» **Your objective**
Would you transcribe the whole listing exactly, minus its pictures?

» **Information supplied**
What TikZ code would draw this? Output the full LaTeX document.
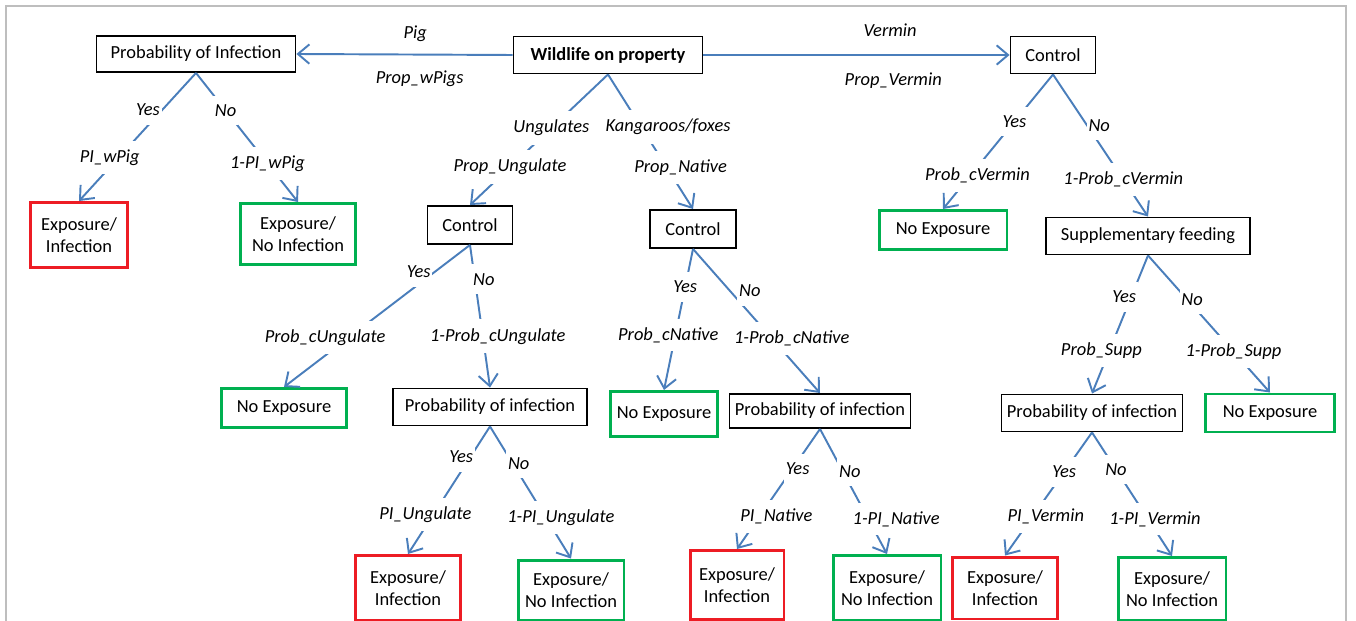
\documentclass[tikz,border=0pt]{standalone}
\usepackage{fontspec}
\setmainfont{Carlito}
\usetikzlibrary{arrows.meta}

\begin{document}
\begin{tikzpicture}[x=0.02cm,y=-0.02cm]
  \definecolor{arrowblue}{RGB}{74,126,187};
  \definecolor{boxred}{RGB}{237,28,36};
  \definecolor{boxgreen}{RGB}{0,176,80};
  \definecolor{framegray}{RGB}{190,190,190};
  \tikzset{
    box/.style={draw=black,line width=1.1pt,align=center,inner sep=0pt,font=\fontsize{10.5}{12.5}\selectfont},
    redbox/.style={box,draw=boxred,line width=1.7pt},
    greenbox/.style={box,draw=boxgreen,line width=1.7pt},
    branch/.style={draw=arrowblue,line width=1.1pt,-{Straight Barb[length=6.5pt,width=11pt]}},
    lbl/.style={fill=white,inner xsep=1pt,inner ysep=5pt,font=\fontsize{10.5}{12.5}\selectfont\itshape},
  }
  \useasboundingbox (0,0) rectangle (1356,621);
  \draw[framegray,line width=0.8pt] (6,621) -- (6,6) -- (1346,6) -- (1346,621);
  % top row
  \node[box,minimum width=3.78cm,minimum height=0.74cm,font=\fontsize{10.5}{12.5}\selectfont\bfseries] (wild) at (608,55) {Wildlife on property};
  \node[box,minimum width=3.98cm,minimum height=0.72cm] (pil) at (196,54) {Probability of Infection};
  \node[box,minimum width=1.70cm,minimum height=0.74cm] (ctrlv) at (1053,55) {Control};
  % second row
  \node[redbox,minimum width=1.96cm,minimum height=1.30cm] (eiwp) at (79,235) {Exposure/\\Infection};
  \node[greenbox,minimum width=2.32cm,minimum height=1.22cm] (enwp) at (298,234) {Exposure/\\No Infection};
  \node[box,minimum width=1.70cm,minimum height=0.76cm] (ctrlu) at (470,225) {Control};
  \node[box,minimum width=1.72cm,minimum height=0.76cm] (ctrln) at (693,229) {Control};
  \node[greenbox,minimum width=2.56cm,minimum height=0.78cm] (nev) at (943,230) {No Exposure};
  \node[box,minimum width=4.08cm,minimum height=0.74cm] (supp) at (1148,236) {Supplementary feeding};
  % third row
  \node[greenbox,minimum width=2.52cm,minimum height=0.78cm] (neu) at (284,408) {No Exposure};
  \node[box,minimum width=3.88cm,minimum height=0.74cm] (piu) at (490,407) {Probability of infection};
  \node[greenbox,minimum width=2.14cm,minimum height=0.90cm] (nen) at (664,414) {No Exposure};
  \node[box,minimum width=3.62cm,minimum height=0.68cm] (pin) at (820,411) {Probability of infection};
  \node[box,minimum width=3.62cm,minimum height=0.74cm] (piv) at (1092,413) {Probability of infection};
  \node[greenbox,minimum width=2.58cm,minimum height=0.76cm] (nes) at (1270,413) {No Exposure};
  % bottom row
  \node[redbox,minimum width=2.10cm,minimum height=1.30cm] (eiu) at (408,588) {Exposure/\\Infection};
  \node[greenbox,minimum width=2.12cm,minimum height=1.20cm] (enu) at (571,590) {Exposure/\\No Infection};
  \node[redbox,minimum width=1.88cm,minimum height=1.38cm] (ein) at (737,585) {Exposure/\\Infection};
  \node[greenbox,minimum width=2.16cm,minimum height=1.30cm] (enn) at (887,588) {Exposure/\\No Infection};
  \node[redbox,minimum width=2.10cm,minimum height=1.24cm] (eiv) at (1005,588) {Exposure/\\Infection};
  \node[greenbox,minimum width=2.16cm,minimum height=1.26cm] (env) at (1172,589) {Exposure/\\No Infection};
  % branches from the root
  \draw[branch] (wild.west) -- node[lbl,pos=.45,yshift=.42cm]{Pig} node[lbl,pos=.43,yshift=-.48cm]{Prop\_wPigs} (pil.east);
  \draw[branch] (wild.east) -- node[lbl,pos=.61,yshift=.5cm]{Vermin} node[lbl,pos=.62,yshift=-.52cm]{Prop\_Vermin} (ctrlv.west);
  \draw[branch] (wild.south) -- node[lbl,pos=.41]{Ungulates} node[lbl,pos=.71]{Prop\_Ungulate} (ctrlu.north);
  \draw[branch] (wild.south) -- node[lbl,pos=.39,xshift=.54cm]{Kangaroos/foxes} node[lbl,pos=.69,xshift=.28cm]{Prop\_Native} (ctrln.north);
  % yes/no branches
  \foreach \from/\to/\a/\pa/\sa/\b/\pb/\sb in {
    pil/eiwp/Yes/.29/-.28/PI\_wPig/.66/-.18,
    pil/enwp/No/.29/0/1-PI\_wPig/.70/0,
    ctrlv/nev/Yes/.35/0/Prob\_cVermin/.75/.14,
    ctrlv/supp/No/.36/.24/1-Prob\_cVermin/.74/0,
    ctrlu/neu/Yes/.19/-.32/Prob\_cUngulate/.65/-.48,
    ctrlu/piu/No/.24/.18/1-Prob\_cUngulate/.64/.3,
    ctrln/nen/Yes/.27/0/Prob\_cNative/.61/-.14,
    ctrln/pin/No/.29/.4/1-Prob\_cNative/.62/.4,
    supp/piv/Yes/.3/-.14/Prob\_Supp/.69/-.16,
    supp/nes/No/.32/.1/1-Prob\_Supp/.70/0,
    piu/eiu/Yes/.24/-.18/PI\_Ungulate/.69/-.16,
    piu/enu/No/.28/.12/1-PI\_Ungulate/.69/.3,
    pin/ein/Yes/.33/.1/PI\_Native/.73/.34,
    pin/enn/No/.34/.14/1-PI\_Native/.72/.56,
    piv/eiv/Yes/.32/0/PI\_Vermin/.68/.26,
    piv/env/No/.3/0/1-PI\_Vermin/.7/.14} {
    \draw[branch] (\from.south) -- node[lbl,pos=\pa,xshift=\sa cm]{\a} node[lbl,pos=\pb,xshift=\sb cm]{\b} (\to.north);
  }
\end{tikzpicture}
\end{document}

» **Solution to this exercise**
What TikZ code would draw this? Output the full LaTeX document.
\documentclass[tikz,border=0pt]{standalone}
\usepackage{fontspec}
\setmainfont{Carlito}
\usetikzlibrary{arrows.meta}

\begin{document}
\begin{tikzpicture}[x=0.02cm,y=-0.02cm]
  \definecolor{arrowblue}{RGB}{74,126,187};
  \definecolor{boxred}{RGB}{237,28,36};
  \definecolor{boxgreen}{RGB}{0,176,80};
  \definecolor{framegray}{RGB}{190,190,190};
  \tikzset{
    box/.style={draw=black,line width=1.1pt,align=center,inner sep=0pt,font=\fontsize{10.5}{12.5}\selectfont},
    redbox/.style={box,draw=boxred,line width=1.7pt},
    greenbox/.style={box,draw=boxgreen,line width=1.7pt},
    branch/.style={draw=arrowblue,line width=1.1pt,-{Straight Barb[length=6.5pt,width=11pt]}},
    lbl/.style={fill=white,inner xsep=1pt,inner ysep=5pt,font=\fontsize{10.5}{12.5}\selectfont\itshape},
  }
  \useasboundingbox (0,0) rectangle (1356,621);
  \draw[framegray,line width=0.8pt] (6,621) -- (6,6) -- (1346,6) -- (1346,621);
  % top row
  \node[box,minimum width=3.78cm,minimum height=0.74cm,font=\fontsize{10.5}{12.5}\selectfont\bfseries] (wild) at (608,55) {Wildlife on property};
  \node[box,minimum width=3.98cm,minimum height=0.72cm] (pil) at (196,54) {Probability of Infection};
  \node[box,minimum width=1.70cm,minimum height=0.74cm] (ctrlv) at (1053,55) {Control};
  % second row
  \node[redbox,minimum width=1.96cm,minimum height=1.30cm] (eiwp) at (79,235) {Exposure/\\Infection};
  \node[greenbox,minimum width=2.32cm,minimum height=1.22cm] (enwp) at (298,234) {Exposure/\\No Infection};
  \node[box,minimum width=1.70cm,minimum height=0.76cm] (ctrlu) at (470,225) {Control};
  \node[box,minimum width=1.72cm,minimum height=0.76cm] (ctrln) at (693,229) {Control};
  \node[greenbox,minimum width=2.56cm,minimum height=0.78cm] (nev) at (943,230) {No Exposure};
  \node[box,minimum width=4.08cm,minimum height=0.74cm] (supp) at (1148,236) {Supplementary feeding};
  % third row
  \node[greenbox,minimum width=2.52cm,minimum height=0.78cm] (neu) at (284,408) {No Exposure};
  \node[box,minimum width=3.88cm,minimum height=0.74cm] (piu) at (490,407) {Probability of infection};
  \node[greenbox,minimum width=2.14cm,minimum height=0.90cm] (nen) at (664,414) {No Exposure};
  \node[box,minimum width=3.62cm,minimum height=0.68cm] (pin) at (820,411) {Probability of infection};
  \node[box,minimum width=3.62cm,minimum height=0.74cm] (piv) at (1092,413) {Probability of infection};
  \node[greenbox,minimum width=2.58cm,minimum height=0.76cm] (nes) at (1270,413) {No Exposure};
  % bottom row
  \node[redbox,minimum width=2.10cm,minimum height=1.30cm] (eiu) at (408,588) {Exposure/\\Infection};
  \node[greenbox,minimum width=2.12cm,minimum height=1.20cm] (enu) at (571,590) {Exposure/\\No Infection};
  \node[redbox,minimum width=1.88cm,minimum height=1.38cm] (ein) at (737,585) {Exposure/\\Infection};
  \node[greenbox,minimum width=2.16cm,minimum height=1.30cm] (enn) at (887,588) {Exposure/\\No Infection};
  \node[redbox,minimum width=2.10cm,minimum height=1.24cm] (eiv) at (1005,588) {Exposure/\\Infection};
  \node[greenbox,minimum width=2.16cm,minimum height=1.26cm] (env) at (1172,589) {Exposure/\\No Infection};
  % branches from the root
  \draw[branch] (wild.west) -- node[lbl,pos=.45,yshift=.42cm]{Pig} node[lbl,pos=.43,yshift=-.48cm]{Prop\_wPigs} (pil.east);
  \draw[branch] (wild.east) -- node[lbl,pos=.61,yshift=.5cm]{Vermin} node[lbl,pos=.62,yshift=-.52cm]{Prop\_Vermin} (ctrlv.west);
  \draw[branch] (wild.south) -- node[lbl,pos=.41]{Ungulates} node[lbl,pos=.71]{Prop\_Ungulate} (ctrlu.north);
  \draw[branch] (wild.south) -- node[lbl,pos=.39,xshift=.54cm]{Kangaroos/foxes} node[lbl,pos=.69,xshift=.28cm]{Prop\_Native} (ctrln.north);
  % yes/no branches
  \foreach \from/\to/\a/\pa/\sa/\b/\pb/\sb in {
    pil/eiwp/Yes/.29/-.28/PI\_wPig/.66/-.18,
    pil/enwp/No/.29/0/1-PI\_wPig/.70/0,
    ctrlv/nev/Yes/.35/0/Prob\_cVermin/.75/.14,
    ctrlv/supp/No/.36/.24/1-Prob\_cVermin/.74/0,
    ctrlu/neu/Yes/.19/-.32/Prob\_cUngulate/.65/-.48,
    ctrlu/piu/No/.24/.18/1-Prob\_cUngulate/.64/.3,
    ctrln/nen/Yes/.27/0/Prob\_cNative/.61/-.14,
    ctrln/pin/No/.29/.4/1-Prob\_cNative/.62/.4,
    supp/piv/Yes/.3/-.14/Prob\_Supp/.69/-.16,
    supp/nes/No/.32/.1/1-Prob\_Supp/.70/0,
    piu/eiu/Yes/.24/-.18/PI\_Ungulate/.69/-.16,
    piu/enu/No/.28/.12/1-PI\_Ungulate/.69/.3,
    pin/ein/Yes/.33/.1/PI\_Native/.73/.34,
    pin/enn/No/.34/.14/1-PI\_Native/.72/.56,
    piv/eiv/Yes/.32/0/PI\_Vermin/.68/.26,
    piv/env/No/.3/0/1-PI\_Vermin/.7/.14} {
    \draw[branch] (\from.south) -- node[lbl,pos=\pa,xshift=\sa cm]{\a} node[lbl,pos=\pb,xshift=\sb cm]{\b} (\to.north);
  }
\end{tikzpicture}
\end{document}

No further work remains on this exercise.